» **WHAT YOU ARE ASKED TO DO**: Will you output the lines between the ones holding "Write a Python" and "plt.rcParams['mathtext.default'] = 'regular'", inclusive, exactly as they stand, and only those lines, with the pictures left out?

» **GIVEN RECORDS**:
Start

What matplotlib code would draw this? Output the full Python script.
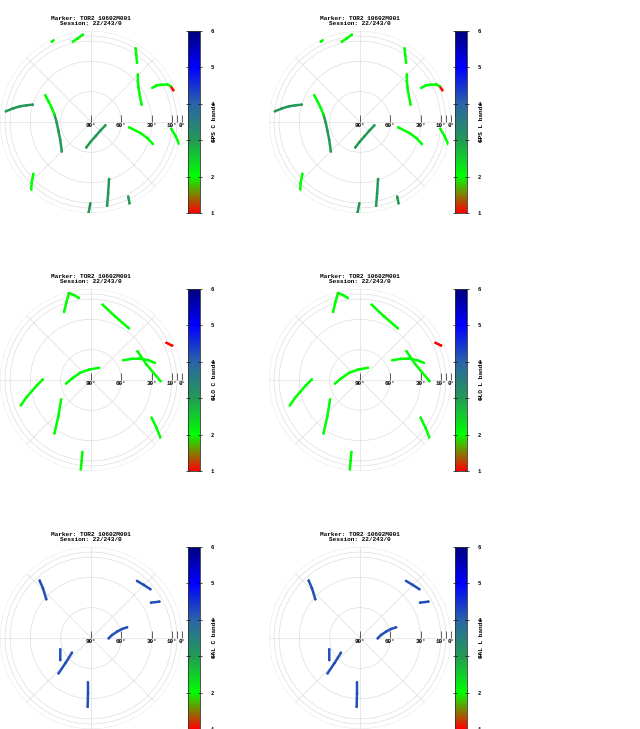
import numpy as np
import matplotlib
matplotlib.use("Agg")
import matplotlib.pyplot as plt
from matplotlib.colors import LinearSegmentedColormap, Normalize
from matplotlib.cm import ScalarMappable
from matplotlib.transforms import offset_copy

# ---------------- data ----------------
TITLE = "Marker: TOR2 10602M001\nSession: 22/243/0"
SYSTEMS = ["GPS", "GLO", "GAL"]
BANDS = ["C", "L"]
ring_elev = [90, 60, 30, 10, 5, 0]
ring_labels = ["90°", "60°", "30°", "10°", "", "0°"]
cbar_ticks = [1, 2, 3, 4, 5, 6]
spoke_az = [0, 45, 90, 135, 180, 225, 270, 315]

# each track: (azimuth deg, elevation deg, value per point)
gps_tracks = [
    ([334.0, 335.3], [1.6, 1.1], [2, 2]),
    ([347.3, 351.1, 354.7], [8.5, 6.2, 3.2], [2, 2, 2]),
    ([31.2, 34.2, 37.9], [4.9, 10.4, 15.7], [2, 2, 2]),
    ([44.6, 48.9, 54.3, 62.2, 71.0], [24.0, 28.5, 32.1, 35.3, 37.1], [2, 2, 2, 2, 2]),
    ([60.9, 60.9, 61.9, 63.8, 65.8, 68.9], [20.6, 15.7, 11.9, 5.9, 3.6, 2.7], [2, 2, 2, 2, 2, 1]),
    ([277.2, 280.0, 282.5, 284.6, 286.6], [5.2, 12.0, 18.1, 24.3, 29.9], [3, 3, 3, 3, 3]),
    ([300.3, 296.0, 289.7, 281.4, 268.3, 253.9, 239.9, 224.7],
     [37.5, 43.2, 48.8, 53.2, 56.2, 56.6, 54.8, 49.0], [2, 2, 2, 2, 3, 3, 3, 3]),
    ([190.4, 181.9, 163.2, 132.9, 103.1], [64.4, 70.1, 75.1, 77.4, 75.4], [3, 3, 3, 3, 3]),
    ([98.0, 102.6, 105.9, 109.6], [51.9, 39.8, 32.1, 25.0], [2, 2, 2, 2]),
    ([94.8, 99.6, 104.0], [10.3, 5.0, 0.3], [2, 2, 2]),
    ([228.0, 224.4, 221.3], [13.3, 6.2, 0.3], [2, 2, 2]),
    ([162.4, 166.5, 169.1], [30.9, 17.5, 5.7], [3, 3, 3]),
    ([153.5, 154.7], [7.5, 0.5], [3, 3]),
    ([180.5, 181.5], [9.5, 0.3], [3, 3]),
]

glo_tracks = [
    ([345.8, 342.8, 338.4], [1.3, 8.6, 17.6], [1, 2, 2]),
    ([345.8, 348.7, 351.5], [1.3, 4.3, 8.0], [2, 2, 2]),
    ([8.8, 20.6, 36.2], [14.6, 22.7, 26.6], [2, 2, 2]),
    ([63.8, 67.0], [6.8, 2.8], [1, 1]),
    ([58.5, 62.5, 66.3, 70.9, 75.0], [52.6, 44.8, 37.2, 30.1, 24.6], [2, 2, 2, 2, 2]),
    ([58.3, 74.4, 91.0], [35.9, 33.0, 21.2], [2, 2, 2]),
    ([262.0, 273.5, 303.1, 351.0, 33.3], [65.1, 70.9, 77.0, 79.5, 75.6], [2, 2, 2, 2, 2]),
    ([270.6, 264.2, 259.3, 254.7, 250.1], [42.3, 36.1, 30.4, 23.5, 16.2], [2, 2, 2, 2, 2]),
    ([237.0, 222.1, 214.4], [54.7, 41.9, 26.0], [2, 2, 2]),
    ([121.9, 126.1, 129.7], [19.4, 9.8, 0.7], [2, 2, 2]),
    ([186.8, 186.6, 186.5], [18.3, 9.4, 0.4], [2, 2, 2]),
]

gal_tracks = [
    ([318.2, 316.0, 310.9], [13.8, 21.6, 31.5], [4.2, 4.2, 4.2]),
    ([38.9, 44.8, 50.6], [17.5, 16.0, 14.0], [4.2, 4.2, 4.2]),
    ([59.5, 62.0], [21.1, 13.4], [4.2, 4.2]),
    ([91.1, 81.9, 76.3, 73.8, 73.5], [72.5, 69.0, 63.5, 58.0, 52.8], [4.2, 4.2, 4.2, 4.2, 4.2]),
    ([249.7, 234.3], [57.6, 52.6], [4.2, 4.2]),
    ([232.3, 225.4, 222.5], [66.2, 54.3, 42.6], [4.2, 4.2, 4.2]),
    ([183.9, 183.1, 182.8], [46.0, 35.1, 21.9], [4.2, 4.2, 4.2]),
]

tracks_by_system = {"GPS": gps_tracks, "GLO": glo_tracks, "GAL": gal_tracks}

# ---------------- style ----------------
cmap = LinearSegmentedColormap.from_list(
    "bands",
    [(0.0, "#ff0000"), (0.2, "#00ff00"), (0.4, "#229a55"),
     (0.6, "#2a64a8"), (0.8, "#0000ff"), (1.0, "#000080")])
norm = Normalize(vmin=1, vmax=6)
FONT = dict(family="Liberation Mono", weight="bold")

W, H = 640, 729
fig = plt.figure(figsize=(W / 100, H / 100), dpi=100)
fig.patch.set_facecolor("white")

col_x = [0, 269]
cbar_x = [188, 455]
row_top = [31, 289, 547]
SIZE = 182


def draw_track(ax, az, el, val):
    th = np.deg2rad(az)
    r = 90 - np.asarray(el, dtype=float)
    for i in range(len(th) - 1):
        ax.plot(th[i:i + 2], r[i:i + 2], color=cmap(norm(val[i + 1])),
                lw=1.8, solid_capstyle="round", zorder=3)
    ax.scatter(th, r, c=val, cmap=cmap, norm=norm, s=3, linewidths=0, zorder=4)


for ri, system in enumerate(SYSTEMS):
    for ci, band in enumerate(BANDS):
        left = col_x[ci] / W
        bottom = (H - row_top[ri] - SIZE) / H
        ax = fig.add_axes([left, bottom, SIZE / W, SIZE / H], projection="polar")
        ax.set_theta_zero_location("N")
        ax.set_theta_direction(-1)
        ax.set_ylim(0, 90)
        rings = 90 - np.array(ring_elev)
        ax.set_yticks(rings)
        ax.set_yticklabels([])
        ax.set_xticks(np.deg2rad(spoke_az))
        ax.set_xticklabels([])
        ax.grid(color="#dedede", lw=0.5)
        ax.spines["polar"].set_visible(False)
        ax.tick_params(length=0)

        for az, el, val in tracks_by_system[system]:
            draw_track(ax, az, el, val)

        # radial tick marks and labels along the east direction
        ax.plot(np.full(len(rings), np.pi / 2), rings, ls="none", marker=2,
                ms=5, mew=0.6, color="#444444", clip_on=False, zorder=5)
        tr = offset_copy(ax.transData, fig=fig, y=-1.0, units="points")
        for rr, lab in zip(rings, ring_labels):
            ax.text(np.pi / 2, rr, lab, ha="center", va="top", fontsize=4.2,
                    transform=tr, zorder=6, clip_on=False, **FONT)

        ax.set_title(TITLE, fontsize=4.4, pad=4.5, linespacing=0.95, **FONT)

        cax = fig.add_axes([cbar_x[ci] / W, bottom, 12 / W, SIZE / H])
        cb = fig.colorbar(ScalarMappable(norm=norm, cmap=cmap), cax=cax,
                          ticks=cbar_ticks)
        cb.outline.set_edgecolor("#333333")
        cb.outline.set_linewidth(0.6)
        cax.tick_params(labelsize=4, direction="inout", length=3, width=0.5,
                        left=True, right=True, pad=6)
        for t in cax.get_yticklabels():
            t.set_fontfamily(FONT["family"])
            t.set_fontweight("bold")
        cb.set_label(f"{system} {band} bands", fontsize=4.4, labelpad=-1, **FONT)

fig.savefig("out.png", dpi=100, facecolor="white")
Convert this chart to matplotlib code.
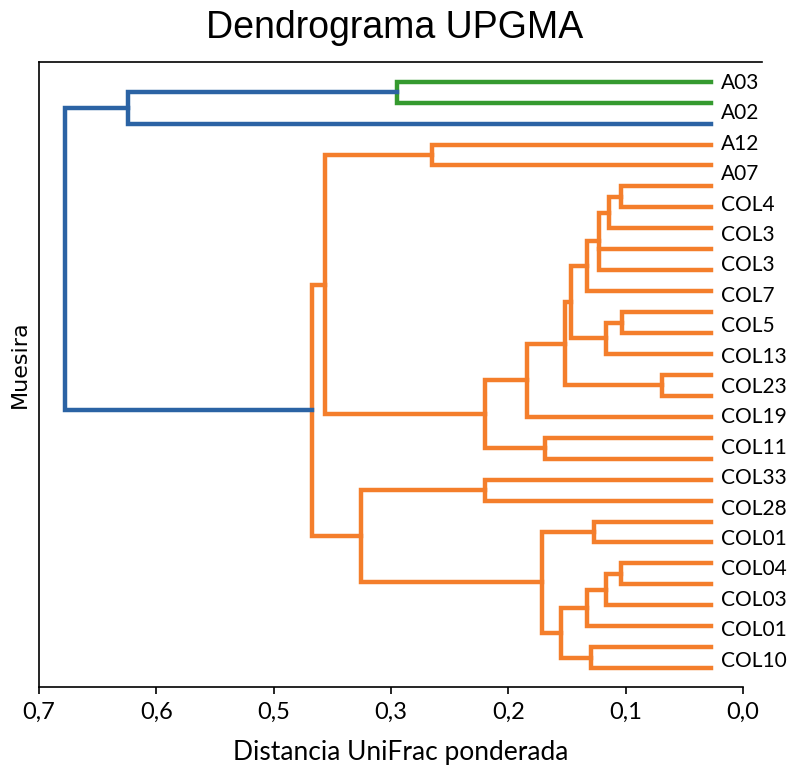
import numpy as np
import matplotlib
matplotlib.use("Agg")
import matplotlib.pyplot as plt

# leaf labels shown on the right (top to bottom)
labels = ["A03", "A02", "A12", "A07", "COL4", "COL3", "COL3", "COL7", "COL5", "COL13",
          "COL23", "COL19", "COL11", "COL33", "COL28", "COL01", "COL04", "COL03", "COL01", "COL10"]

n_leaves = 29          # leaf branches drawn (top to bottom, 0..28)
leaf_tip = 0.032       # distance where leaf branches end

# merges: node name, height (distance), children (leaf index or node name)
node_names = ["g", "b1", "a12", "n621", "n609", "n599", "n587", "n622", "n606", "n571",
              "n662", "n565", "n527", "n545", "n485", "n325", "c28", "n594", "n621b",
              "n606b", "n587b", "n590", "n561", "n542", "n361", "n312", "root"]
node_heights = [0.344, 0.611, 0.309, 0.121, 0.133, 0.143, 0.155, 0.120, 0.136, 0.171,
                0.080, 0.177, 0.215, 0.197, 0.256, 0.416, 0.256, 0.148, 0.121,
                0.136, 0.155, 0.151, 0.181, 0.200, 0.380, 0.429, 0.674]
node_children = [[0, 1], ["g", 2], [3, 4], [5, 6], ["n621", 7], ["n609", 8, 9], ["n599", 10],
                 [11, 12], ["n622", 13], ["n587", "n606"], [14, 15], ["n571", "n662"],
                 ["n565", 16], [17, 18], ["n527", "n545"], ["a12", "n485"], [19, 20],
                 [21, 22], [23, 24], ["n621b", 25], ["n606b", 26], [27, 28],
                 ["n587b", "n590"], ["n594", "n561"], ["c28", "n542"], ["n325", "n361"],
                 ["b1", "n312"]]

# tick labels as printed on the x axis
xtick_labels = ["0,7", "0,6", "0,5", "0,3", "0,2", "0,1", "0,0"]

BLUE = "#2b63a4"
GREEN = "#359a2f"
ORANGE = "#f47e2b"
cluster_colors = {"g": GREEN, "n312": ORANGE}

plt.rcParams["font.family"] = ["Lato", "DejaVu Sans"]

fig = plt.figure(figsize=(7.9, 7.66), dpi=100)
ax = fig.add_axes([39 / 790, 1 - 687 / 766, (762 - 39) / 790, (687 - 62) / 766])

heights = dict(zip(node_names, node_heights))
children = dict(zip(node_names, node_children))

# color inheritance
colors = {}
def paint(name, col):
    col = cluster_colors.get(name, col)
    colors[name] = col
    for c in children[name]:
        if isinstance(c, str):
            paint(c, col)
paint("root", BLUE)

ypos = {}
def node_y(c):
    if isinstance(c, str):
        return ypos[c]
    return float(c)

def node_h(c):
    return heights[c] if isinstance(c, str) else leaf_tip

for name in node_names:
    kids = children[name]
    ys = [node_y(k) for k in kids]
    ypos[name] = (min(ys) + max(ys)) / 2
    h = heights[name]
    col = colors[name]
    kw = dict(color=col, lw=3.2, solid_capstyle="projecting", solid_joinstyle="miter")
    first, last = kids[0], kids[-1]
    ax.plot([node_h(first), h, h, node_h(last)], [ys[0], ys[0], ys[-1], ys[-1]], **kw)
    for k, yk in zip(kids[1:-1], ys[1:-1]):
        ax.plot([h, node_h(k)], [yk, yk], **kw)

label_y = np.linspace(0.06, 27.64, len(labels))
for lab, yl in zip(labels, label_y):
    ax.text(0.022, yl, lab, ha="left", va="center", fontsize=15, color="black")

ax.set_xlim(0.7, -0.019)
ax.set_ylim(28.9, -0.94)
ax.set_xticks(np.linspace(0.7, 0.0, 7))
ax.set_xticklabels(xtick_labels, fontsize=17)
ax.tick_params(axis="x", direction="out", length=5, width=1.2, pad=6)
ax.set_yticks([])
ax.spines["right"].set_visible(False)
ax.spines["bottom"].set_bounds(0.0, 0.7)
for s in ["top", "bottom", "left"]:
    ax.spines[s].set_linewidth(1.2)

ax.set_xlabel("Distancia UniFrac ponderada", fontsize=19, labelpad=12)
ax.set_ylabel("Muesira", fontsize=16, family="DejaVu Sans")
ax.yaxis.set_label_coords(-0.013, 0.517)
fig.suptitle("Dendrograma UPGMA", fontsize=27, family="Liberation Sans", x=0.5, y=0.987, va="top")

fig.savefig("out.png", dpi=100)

End
Start

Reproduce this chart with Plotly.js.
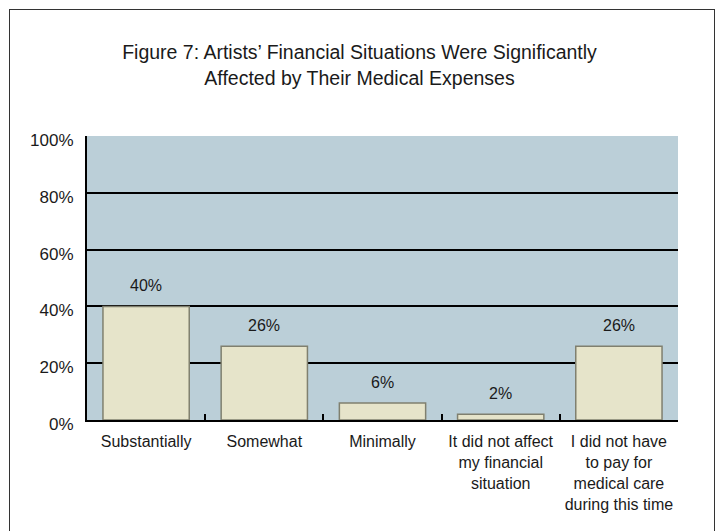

End
Start

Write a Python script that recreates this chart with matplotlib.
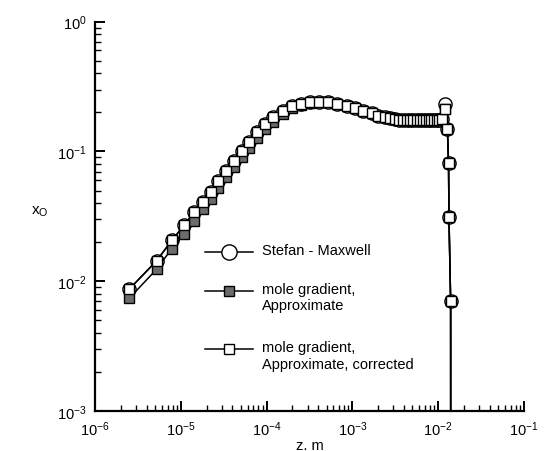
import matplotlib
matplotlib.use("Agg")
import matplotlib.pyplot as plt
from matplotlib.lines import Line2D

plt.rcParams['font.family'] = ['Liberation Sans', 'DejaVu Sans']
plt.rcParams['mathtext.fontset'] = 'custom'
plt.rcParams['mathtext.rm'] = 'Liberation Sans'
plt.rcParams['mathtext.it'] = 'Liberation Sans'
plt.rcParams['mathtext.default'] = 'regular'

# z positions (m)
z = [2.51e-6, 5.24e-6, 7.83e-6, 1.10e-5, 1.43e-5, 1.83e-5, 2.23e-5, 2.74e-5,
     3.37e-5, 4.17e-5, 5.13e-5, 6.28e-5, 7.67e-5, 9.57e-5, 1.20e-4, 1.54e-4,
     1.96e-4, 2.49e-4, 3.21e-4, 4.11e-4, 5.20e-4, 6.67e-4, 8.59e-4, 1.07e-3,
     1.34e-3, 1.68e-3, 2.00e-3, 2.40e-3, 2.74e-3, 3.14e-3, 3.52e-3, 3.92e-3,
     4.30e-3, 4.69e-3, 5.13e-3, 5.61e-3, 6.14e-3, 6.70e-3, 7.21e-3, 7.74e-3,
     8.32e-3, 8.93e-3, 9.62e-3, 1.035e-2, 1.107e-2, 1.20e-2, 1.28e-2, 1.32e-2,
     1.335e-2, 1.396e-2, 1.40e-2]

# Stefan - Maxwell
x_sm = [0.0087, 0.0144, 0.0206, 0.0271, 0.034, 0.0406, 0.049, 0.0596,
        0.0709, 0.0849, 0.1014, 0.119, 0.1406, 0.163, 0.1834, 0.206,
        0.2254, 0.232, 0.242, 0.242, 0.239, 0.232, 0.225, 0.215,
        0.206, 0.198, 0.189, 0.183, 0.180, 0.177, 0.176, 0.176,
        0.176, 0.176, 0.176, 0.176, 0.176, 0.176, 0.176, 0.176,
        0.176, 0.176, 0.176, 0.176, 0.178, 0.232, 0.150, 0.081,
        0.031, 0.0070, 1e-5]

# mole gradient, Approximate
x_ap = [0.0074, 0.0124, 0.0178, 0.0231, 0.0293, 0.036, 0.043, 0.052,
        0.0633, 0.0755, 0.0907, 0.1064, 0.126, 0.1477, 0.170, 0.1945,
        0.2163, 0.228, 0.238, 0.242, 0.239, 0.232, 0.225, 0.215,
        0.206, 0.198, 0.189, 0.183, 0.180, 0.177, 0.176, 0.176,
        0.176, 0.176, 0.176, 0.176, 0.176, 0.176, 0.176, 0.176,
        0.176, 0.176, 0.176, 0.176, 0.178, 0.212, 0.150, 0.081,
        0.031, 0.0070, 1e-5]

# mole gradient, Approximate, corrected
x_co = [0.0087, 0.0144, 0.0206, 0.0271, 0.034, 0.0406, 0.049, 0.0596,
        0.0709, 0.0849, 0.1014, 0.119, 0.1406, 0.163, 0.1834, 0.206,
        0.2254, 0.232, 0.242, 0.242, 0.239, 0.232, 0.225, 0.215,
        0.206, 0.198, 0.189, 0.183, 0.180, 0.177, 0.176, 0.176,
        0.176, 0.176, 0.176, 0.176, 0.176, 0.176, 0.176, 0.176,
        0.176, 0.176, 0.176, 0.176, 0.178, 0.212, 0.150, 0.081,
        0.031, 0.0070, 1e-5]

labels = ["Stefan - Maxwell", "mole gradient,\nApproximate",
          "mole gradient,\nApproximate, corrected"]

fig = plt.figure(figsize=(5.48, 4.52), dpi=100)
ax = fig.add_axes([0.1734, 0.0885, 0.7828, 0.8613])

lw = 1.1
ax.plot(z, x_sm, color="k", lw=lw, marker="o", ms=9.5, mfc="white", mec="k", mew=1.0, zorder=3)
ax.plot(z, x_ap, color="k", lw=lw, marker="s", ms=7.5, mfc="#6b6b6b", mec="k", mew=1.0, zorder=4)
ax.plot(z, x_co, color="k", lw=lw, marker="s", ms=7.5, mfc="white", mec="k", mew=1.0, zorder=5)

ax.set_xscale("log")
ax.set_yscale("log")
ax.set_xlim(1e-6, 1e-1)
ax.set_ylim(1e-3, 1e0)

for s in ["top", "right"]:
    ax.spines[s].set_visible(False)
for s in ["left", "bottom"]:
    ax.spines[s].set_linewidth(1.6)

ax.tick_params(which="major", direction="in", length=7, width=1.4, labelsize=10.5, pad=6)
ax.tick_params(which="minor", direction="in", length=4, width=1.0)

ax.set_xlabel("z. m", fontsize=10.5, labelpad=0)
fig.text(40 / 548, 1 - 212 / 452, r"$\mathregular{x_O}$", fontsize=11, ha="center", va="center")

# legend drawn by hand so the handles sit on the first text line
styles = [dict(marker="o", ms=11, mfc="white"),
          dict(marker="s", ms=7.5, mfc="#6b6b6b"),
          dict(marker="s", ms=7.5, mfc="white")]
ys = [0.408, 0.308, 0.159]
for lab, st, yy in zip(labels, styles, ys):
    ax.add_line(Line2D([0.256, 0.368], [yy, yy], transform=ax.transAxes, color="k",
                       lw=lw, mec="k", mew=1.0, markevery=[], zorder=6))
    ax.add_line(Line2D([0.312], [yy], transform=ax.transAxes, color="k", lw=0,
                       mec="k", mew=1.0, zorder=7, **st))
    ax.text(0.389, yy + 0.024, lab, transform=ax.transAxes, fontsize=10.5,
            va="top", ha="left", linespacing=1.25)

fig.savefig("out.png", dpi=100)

End

» **THE RESULT**:
Write a Python script that recreates this chart with matplotlib.
import matplotlib
matplotlib.use("Agg")
import matplotlib.pyplot as plt
from matplotlib.lines import Line2D

plt.rcParams['font.family'] = ['Liberation Sans', 'DejaVu Sans']
plt.rcParams['mathtext.fontset'] = 'custom'
plt.rcParams['mathtext.rm'] = 'Liberation Sans'
plt.rcParams['mathtext.it'] = 'Liberation Sans'
plt.rcParams['mathtext.default'] = 'regular'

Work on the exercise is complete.